At the same time, while a lot has been said about Georgescu’s foreign policy — as well as his ideological cocktail of Romanian neo-fascism, wild conspiracy theories, and New Age mysticism  — there’s been much less talk of the economic dimensions of his political project. As some left-wing commentators have already pointed out, here and elsewhere, his spectacular rise is rooted in a particularly aggressive strain of neoliberalism that has seen Romania become, over the last three decades, a land of low wages, low job security, low regulation, low taxes, and low public investment.

This has led to chronic mass disillusionment with mainstream politics and liberal democracy as a whole — over 40 percent of Romanian youth today think the country needs a strong leader “who does not bother with parliament and elections.” More important, there is strong support for a left-wing economic agenda, with an overwhelming majority favoring state-funded job creation as well as greater investment in public services and poverty reduction programs. However, in the absence of a mass left-wing party willing to take up that agenda, the antiestablishment anger is channeled by false prophets like Georgescu. It’s what brought Victor Orbán into power in Hungary more than a decade ago and what fuels the ongoing rise of far-right populists worldwide.

Still, this is also only part of the story. Sure, some of the most precarious Romanians voted for Georgescu, including those in the sizable diaspora, where he got over 43 percent of the votes (versus his 23 percent overall score). But with a turnout of merely 52 percent, most working-class people did not bother voting at all. Even in the diaspora, Georgescu’s 400,000 votes only represent about 10 percent of the eligible voters living abroad.

Another chunk of the popular classes voted as usual for the Social Democratic Party (PSD). While it may be the main political vehicle of domestic capital and clientelist bureaucratic networks, PSD has also been the only party in living memory to implement some palpable policies in the interest of ordinary people, particularly the repeated increases in the minimum wage and pensions.

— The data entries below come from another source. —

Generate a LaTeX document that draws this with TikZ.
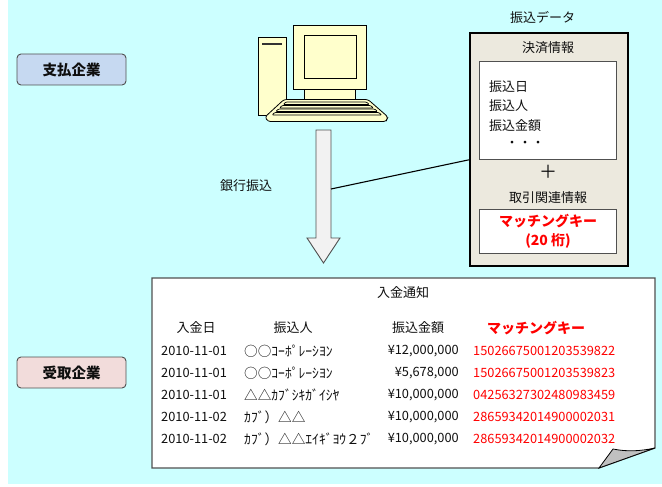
\documentclass[tikz,border=0pt]{standalone}
\usepackage{fontspec}
\setmainfont{Noto Sans CJK JP}
\usetikzlibrary{calc}
\definecolor{bgcyan}{RGB}{204,255,255}
\definecolor{payblue}{RGB}{198,217,241}
\definecolor{recvpink}{RGB}{242,220,219}
\definecolor{pcyellow}{RGB}{255,255,204}
\definecolor{databg}{RGB}{236,233,222}
\definecolor{arrowgray}{RGB}{242,242,242}
\definecolor{edgegray}{RGB}{80,80,80}
\definecolor{foldgray}{RGB}{192,192,192}
\definecolor{keyred}{RGB}{255,0,0}
\definecolor{ink}{RGB}{15,15,15}
\begin{document}
\begin{tikzpicture}[x=1pt,y=-1pt,
  every node/.style={inner sep=0pt, text=ink, font=\fontsize{13}{15}\selectfont},
  corp/.style={draw=edgegray, line width=0.9pt, rounded corners=4pt,
    minimum width=109pt, minimum height=31pt, font=\fontsize{14.5}{16}\selectfont\bfseries},
  panel/.style={draw=edgegray, line width=0.8pt, fill=white, anchor=north west},
  pc/.style={draw=black, line width=0.8pt, fill=pcyellow},
  cell/.style={font=\fontsize{12.8}{14}\selectfont},
  namecell/.style={font=\fontsize{13.6}{15}\selectfont},
  keycell/.style={cell, text=keyred},
  redbold/.style={text=keyred, font=\fontsize{14}{16}\selectfont\bfseries}
]
\useasboundingbox (0,0) rectangle (662,487);
\fill[white] (0,0) rectangle (662,487);
\fill[bgcyan] (8,0) rectangle (662,484);

% company labels
\node[corp, fill=payblue] (payer) at (71.5,69.5) {支払企業};
\node[corp, fill=recvpink] (payee) at (71.5,372.5) {受取企業};

% computer: tower, monitor, keyboard
\draw[pc] (258,37) rectangle (286,115);
\draw[line width=2pt, black!80] (262,44) -- (282,44);
\draw[pc] (293,25) rectangle (366,89);
\draw[pc] (304,35) rectangle (356,78);
\draw[pc] (304,89) rectangle (355,99);
\draw[pc, rounded corners=2.5pt] (284,99.5) -- (368,99.5) -- (388,117) -- (386,121.5)
  -- (268,121.5) -- (265,117) -- cycle;
\foreach \ya/\yb in {102/104.5, 105.5/108, 109/111.5, 112.5/115}{
  \draw[pc, line width=0.7pt, rounded corners=1pt]
    ({288-1.06*(\ya-100)},\ya) -- ({364+1.18*(\ya-100)},\ya)
    -- ({364+1.18*(\yb-100)},\yb) -- ({288-1.06*(\yb-100)},\yb) -- cycle;
}

% transfer arrow
\draw[draw=edgegray, line width=0.9pt, fill=arrowgray]
  (316,130) -- (331,130) -- (331,238) -- (340,238) -- (323.5,263)
  -- (307,238) -- (316,238) -- cycle;
\coordinate (xferside) at (331,189);
\node (xferlabel) at (246,186) {銀行振込};

% transfer data panel
\node (datatitle) at (542.5,17) {振込データ};
\node[draw=black, line width=1.8pt, fill=databg, minimum width=158pt,
  minimum height=233pt, anchor=north west] (data) at (469,32) {};
\node (settletitle) at (548,48) {決済情報};
\node[panel, minimum width=137pt, minimum height=98pt] (settle) at (479,61) {};
\node[anchor=west] (f1) at (489,87) {振込日};
\node[anchor=west] (f2) at (489,106) {振込人};
\node[anchor=west] (f3) at (489,126) {振込金額};
\node (dots) at (525,144) {・・・};
\node[font=\fontsize{18}{18}\selectfont] (plus) at (548,172) {＋};
\node (tradetitle) at (548,198) {取引関連情報};
\node[panel, minimum width=137pt, minimum height=44pt] (keybox) at (479,209) {};
\node[redbold] (keyname) at (548,221) {マッチングキー};
\node[redbold] (keylen) at (548,241) {(20 桁)};

\draw[line width=1.1pt, black] (xferside) -- (settle.south -| data.west);

% payment notice sheet with folded corner
\draw[draw=edgegray, line width=1.2pt, fill=white]
  (152,278) -- (655,278) -- (655,448) -- (599,468) -- (152,468) -- cycle;
\draw[draw=black, line width=0.8pt, fill=foldgray]
  (599,468) -- (613,449) .. controls (628,452) and (641,451) .. (655,448) -- cycle;

\node (notice) at (403,293) {入金通知};
\node (h1) at (196,328) {入金日};
\node (h2) at (293,328) {振込人};
\node (h3) at (418,328) {振込金額};
\node[redbold] (h4) at (536,328) {マッチングキー};

\foreach \y/\d/\n/\a/\k in {
  351/2010-11-01/○○ｺｰﾎﾟﾚｰｼﾖﾝ/{¥12,000,000}/15026675001203539822,
  373/2010-11-01/○○ｺｰﾎﾟﾚｰｼﾖﾝ/{¥5,678,000}/15026675001203539823,
  395/2010-11-01/△△ｶﾌﾞｼｷｶﾞｲｼﾔ/{¥10,000,000}/04256327302480983459,
  417/2010-11-02/ｶﾌﾞ）△△/{¥10,000,000}/28659342014900002031,
  439/2010-11-02/ｶﾌﾞ）△△ｴｲｷﾞﾖｳ２ﾌﾞ/{¥10,000,000}/28659342014900002032}{
  \node[cell, anchor=west] (d\y) at (161,\y) {\d};
  \node[namecell, anchor=west] (n\y) at (244,\y) {\n};
  \node[cell, anchor=east] (a\y) at (459,\y) {\a};
  \node[keycell, anchor=west] (k\y) at (473,\y) {\k};
}
\end{tikzpicture}
\end{document}
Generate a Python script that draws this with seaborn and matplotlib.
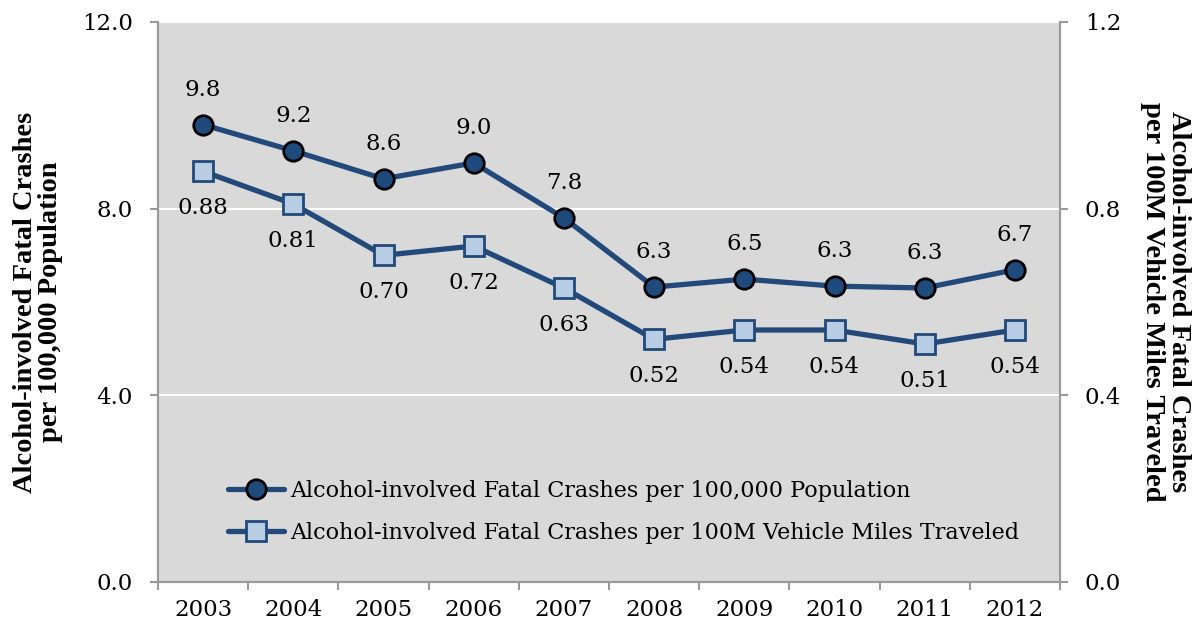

Georgescu himself does not speak about these things, and his discourse is not meant to appeal directly to working-class voters. Instead, his economic agenda calls for a reduction in corporate taxes from 16 percent to 10 percent and further tax breaks for agricultural businesses. The overarching goal is “the spread of associative forms of productive property (over land, tools, educational resources) . . . based primarily on the capitalization of the small producer.” Furthermore, Georgescu makes it clear that the “sovereign” state he wants to (re)build is not at all “a nanny-state that will redistribute wealth in an egalitarian way, as per the socialist model,” but one supportive of small and medium domestic capital. That support would go beyond fiscal perks and subsidies and also include the outsourcing of some state functions to the private sector.

Thus, as I’ve argued elsewhere, Georgescu’s political economy is a petty-bourgeois utopia, in which Romania becomes a country of small and medium-sized entrepreneurs concentrated in the villages and small towns. His digs at foreign corporations and his political links to domestic small and medium businesses are further testimony to that. Indeed, it has been shown that the vote for Georgescu was particularly prevalent in areas characterized by an expansion of domestic businesses in recent years. This is a fraction of the national petty bourgeoisie that, unlike foreign capital and the domestic capitalists embedded in transnational supply chains, feels less represented by the mainstream political parties.

Georgescu — who himself has made good money from real estate speculation — seems, therefore, to be the representative of Romania’s “provincial” petty bourgeoisie, from the rural and small-town areas. This may well include those Romanian emigrants who have worked hard abroad to make enough money to open a small business back home. To people like them, Georgescu has a twofold appeal: his nationalist rhetoric restores some sense of pride in people often discriminated and humiliated on foreign lands, while the pro-domestic-capital agenda promises concrete material advantages to this upwardly mobile social category, who feels the state has been captured by foreign interests. This includes people like Horațiu Potra, former mercenary in the French Foreign Legion, who now owns several small businesses in his hometown (where he was also elected on the local council earlier this year) and who has been providing the security detail for Georgescu.

Insurgent Elites

In their bid for power, no political actor can rely on one social class only, let alone one class fraction. While more systematic mapping is yet to come, Georgescu’s social bloc seems to also include, at the top, people involved with cryptocurrency, including the main sponsor of his online campaign; people linked to Russian business interests; certain factions within the bloated and all-powerful secret services; disenfranchised layers of the comprador bourgeoisie that has fallen out of grace with foreign capital, with Georgescu’s wife a prime example in that respect; and former soldiers turned neofascist leaders. In short, Georgescu seems to be linked to a motley crew of privileged interest groups and insurgent elites.

Exposing this elite character of Georgescu’s political project may help dissuade more ordinary people from voting for him than will merely demonizing him as the biggest existential threat to Romania’s democracy and “European destiny.” Doubling down on the uncritical and unconditional pro-Western stance of Romanian elites, ignoring or minimizing the country’s economic and political subordination to the Western power bloc, and sidelining the way in which neoliberalism engenders far-right populists like Georgescu will only fuel his antiestablishment appeal. The Left is faced with the crucial challenge of standing its ground on an independent basis, by opposing the Right in all its variants, neoliberal or nationalist, and putting forward an alternative to both, rooted in the most pressing issues facing ordinary people.